-- Start of GIVEN MATERIAL --
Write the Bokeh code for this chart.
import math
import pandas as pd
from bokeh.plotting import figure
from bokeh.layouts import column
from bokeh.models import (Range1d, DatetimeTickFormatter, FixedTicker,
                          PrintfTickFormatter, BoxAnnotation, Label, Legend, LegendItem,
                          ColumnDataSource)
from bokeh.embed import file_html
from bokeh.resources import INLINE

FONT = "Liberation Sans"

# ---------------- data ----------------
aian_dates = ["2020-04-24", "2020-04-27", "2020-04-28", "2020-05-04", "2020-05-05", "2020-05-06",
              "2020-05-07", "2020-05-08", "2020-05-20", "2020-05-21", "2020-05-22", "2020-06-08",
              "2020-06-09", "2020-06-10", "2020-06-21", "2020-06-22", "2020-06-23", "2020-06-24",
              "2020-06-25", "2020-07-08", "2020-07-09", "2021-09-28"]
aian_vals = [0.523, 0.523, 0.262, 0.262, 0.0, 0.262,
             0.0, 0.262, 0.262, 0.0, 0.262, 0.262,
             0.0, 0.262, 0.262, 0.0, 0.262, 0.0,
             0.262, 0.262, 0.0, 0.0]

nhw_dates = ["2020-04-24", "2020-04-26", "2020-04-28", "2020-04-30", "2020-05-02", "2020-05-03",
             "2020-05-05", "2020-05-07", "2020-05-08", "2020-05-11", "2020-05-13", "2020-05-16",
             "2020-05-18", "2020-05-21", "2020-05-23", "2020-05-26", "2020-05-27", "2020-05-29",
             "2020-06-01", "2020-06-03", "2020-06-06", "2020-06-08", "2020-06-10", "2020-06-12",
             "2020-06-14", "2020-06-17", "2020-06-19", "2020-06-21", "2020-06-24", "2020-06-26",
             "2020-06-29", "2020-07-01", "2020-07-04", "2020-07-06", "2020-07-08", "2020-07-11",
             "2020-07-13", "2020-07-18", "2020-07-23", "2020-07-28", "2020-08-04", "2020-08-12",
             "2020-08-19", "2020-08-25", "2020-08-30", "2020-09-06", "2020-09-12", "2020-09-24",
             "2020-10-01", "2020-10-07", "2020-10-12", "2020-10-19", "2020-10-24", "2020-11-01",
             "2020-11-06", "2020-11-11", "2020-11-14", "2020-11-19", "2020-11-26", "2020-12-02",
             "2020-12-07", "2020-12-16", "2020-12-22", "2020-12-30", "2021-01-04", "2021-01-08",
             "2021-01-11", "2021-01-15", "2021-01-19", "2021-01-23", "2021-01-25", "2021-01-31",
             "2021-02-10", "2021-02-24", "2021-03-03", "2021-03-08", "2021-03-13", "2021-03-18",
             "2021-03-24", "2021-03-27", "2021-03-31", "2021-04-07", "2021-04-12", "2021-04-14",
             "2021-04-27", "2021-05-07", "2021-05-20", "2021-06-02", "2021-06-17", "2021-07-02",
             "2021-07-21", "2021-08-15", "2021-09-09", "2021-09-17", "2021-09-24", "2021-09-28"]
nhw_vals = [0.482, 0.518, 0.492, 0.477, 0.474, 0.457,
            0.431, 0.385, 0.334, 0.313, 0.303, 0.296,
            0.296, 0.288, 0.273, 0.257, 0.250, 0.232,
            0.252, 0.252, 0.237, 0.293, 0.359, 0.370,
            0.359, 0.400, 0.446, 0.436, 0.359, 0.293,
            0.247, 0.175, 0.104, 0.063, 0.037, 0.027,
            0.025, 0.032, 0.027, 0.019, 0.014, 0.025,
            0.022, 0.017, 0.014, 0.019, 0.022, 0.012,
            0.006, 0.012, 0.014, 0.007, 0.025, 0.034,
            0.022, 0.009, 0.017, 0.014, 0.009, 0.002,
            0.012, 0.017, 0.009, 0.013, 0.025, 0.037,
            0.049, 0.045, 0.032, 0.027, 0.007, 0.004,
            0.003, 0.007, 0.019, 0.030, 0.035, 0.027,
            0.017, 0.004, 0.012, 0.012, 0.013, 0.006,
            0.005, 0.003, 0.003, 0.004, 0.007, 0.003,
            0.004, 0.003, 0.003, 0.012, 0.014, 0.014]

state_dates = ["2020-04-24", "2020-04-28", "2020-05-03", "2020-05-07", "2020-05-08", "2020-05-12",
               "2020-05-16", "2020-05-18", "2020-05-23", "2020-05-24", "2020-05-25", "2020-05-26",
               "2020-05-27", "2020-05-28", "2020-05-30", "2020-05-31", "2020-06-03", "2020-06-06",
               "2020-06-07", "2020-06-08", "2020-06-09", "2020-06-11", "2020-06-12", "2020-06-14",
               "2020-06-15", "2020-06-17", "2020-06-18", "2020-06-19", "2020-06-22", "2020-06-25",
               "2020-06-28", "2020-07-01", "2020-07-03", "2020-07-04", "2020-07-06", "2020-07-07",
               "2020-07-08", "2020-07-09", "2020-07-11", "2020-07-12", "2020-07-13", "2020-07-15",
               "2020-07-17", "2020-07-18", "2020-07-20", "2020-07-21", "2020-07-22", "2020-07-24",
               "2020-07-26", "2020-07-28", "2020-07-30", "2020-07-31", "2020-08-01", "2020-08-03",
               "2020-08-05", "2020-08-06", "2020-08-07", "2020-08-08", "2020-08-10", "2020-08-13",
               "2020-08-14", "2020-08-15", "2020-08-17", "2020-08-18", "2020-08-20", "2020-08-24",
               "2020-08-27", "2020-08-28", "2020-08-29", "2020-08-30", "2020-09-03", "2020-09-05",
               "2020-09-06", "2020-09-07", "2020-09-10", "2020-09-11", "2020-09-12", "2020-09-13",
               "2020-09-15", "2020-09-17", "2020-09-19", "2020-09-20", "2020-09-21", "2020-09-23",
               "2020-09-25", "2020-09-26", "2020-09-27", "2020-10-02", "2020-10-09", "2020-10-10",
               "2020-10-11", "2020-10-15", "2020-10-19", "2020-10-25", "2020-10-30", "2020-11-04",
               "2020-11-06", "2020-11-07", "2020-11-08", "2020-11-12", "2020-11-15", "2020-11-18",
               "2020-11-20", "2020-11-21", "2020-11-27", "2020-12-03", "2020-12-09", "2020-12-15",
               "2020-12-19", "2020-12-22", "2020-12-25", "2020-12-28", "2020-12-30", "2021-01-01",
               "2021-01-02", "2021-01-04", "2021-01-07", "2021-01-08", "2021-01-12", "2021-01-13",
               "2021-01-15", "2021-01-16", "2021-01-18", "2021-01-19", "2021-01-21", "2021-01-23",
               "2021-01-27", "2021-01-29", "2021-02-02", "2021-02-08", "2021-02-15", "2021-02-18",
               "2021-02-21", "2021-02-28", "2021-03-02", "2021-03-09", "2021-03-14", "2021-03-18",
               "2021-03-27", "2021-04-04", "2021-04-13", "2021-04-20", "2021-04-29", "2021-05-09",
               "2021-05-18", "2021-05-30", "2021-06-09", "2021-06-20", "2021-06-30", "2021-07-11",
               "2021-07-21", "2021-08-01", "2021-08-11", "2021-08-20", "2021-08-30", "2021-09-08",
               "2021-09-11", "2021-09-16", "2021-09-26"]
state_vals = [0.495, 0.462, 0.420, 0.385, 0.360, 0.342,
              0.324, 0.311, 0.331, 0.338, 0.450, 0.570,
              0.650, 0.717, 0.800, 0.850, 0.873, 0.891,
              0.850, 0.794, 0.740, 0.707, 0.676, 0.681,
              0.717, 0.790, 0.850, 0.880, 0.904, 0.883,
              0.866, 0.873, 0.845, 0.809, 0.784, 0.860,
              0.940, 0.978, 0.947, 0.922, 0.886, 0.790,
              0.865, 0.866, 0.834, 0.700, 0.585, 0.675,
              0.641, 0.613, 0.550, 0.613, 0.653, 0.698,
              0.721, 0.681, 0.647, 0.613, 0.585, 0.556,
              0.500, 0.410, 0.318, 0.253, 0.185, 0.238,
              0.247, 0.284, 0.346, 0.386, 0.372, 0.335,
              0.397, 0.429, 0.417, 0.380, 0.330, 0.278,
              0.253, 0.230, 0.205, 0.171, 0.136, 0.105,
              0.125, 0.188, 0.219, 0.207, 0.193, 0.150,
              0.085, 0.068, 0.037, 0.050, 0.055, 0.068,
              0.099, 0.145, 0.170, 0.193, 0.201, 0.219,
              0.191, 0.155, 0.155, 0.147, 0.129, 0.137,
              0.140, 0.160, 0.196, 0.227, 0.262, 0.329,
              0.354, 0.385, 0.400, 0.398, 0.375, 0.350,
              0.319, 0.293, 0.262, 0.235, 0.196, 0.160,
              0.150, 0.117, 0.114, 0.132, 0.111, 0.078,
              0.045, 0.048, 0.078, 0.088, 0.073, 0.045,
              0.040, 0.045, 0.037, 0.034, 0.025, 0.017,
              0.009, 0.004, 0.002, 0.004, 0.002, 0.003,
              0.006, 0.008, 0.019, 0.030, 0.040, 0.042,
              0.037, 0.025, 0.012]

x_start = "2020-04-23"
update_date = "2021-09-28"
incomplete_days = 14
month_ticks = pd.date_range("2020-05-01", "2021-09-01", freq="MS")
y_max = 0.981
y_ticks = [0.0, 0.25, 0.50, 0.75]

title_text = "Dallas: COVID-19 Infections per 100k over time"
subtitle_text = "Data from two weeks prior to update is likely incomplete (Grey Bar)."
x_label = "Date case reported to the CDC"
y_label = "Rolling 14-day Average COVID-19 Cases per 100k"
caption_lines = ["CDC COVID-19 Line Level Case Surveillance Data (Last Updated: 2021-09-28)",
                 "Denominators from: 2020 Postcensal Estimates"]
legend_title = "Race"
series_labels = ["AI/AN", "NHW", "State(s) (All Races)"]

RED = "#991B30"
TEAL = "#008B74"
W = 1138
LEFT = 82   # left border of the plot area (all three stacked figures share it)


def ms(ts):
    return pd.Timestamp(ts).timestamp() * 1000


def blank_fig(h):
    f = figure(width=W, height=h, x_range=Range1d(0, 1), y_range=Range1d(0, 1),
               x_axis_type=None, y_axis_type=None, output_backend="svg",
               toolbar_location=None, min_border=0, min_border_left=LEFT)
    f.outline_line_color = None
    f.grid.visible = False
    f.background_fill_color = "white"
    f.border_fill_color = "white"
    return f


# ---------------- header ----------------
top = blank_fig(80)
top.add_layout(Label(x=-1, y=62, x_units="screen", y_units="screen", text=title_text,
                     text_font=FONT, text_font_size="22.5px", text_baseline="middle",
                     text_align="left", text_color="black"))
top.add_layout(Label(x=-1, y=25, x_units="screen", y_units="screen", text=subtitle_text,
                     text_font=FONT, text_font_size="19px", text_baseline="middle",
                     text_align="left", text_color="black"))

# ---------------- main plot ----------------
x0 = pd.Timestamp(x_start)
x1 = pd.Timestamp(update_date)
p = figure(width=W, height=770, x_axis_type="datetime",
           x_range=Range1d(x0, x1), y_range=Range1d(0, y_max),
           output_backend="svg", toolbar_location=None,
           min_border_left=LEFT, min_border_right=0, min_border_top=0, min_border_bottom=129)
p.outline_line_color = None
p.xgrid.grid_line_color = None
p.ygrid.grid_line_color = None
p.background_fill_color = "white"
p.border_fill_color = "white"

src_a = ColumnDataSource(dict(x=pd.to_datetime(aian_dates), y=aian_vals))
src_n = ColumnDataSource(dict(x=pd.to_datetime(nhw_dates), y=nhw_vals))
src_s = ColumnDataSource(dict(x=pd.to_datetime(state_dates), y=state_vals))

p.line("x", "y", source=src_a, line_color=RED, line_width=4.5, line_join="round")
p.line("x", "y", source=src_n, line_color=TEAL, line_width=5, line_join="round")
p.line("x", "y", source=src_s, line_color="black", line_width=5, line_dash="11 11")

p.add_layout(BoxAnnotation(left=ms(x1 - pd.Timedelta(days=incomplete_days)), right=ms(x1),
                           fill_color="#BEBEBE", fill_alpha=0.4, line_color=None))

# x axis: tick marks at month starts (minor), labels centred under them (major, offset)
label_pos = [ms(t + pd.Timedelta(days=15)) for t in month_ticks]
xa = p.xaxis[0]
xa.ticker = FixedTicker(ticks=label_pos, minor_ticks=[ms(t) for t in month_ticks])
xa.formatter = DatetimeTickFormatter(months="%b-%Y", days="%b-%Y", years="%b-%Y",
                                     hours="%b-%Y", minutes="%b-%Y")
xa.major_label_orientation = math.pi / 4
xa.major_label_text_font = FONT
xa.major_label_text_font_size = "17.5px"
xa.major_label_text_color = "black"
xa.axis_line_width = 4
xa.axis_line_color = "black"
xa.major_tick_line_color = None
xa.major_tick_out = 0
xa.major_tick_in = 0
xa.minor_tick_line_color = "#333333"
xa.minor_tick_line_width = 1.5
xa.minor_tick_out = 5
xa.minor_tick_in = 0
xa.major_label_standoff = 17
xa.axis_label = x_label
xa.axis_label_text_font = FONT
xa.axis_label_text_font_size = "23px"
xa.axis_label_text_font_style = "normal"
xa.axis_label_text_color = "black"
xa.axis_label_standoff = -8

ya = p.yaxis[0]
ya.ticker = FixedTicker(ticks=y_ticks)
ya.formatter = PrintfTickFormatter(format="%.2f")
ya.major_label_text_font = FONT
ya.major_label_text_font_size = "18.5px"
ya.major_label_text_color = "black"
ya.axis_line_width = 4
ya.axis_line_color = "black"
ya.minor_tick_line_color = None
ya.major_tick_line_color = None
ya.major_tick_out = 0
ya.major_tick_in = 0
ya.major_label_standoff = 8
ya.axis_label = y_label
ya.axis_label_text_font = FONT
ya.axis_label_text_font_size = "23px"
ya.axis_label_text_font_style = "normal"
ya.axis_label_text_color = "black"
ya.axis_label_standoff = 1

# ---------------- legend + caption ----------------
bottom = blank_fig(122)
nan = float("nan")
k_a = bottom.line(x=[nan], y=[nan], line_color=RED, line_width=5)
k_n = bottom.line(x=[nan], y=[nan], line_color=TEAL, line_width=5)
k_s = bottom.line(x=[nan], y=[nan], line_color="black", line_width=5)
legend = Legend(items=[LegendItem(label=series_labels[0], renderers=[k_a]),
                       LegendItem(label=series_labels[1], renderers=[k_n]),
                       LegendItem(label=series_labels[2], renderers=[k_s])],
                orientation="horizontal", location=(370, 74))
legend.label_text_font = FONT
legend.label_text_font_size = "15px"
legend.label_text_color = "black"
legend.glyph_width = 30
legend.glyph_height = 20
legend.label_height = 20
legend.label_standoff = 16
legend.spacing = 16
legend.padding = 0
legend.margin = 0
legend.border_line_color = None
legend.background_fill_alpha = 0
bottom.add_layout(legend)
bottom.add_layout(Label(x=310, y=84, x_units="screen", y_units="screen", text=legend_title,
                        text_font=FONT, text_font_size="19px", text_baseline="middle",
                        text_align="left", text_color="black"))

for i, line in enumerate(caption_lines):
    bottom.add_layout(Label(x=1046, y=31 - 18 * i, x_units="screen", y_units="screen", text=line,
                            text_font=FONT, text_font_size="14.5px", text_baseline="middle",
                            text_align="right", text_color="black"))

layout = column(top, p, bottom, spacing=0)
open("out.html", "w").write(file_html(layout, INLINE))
-- End of GIVEN MATERIAL --
Print, please, the lines from the first line of the material through the line that contains "0.262, 0.262, 0.0, 0.0]", exactly as written and with nothing added.

TASK OUTPUT:
Write the Bokeh code for this chart.
import math
import pandas as pd
from bokeh.plotting import figure
from bokeh.layouts import column
from bokeh.models import (Range1d, DatetimeTickFormatter, FixedTicker,
                          PrintfTickFormatter, BoxAnnotation, Label, Legend, LegendItem,
                          ColumnDataSource)
from bokeh.embed import file_html
from bokeh.resources import INLINE

FONT = "Liberation Sans"

# ---------------- data ----------------
aian_dates = ["2020-04-24", "2020-04-27", "2020-04-28", "2020-05-04", "2020-05-05", "2020-05-06",
              "2020-05-07", "2020-05-08", "2020-05-20", "2020-05-21", "2020-05-22", "2020-06-08",
              "2020-06-09", "2020-06-10", "2020-06-21", "2020-06-22", "2020-06-23", "2020-06-24",
              "2020-06-25", "2020-07-08", "2020-07-09", "2021-09-28"]
aian_vals = [0.523, 0.523, 0.262, 0.262, 0.0, 0.262,
             0.0, 0.262, 0.262, 0.0, 0.262, 0.262,
             0.0, 0.262, 0.262, 0.0, 0.262, 0.0,
             0.262, 0.262, 0.0, 0.0]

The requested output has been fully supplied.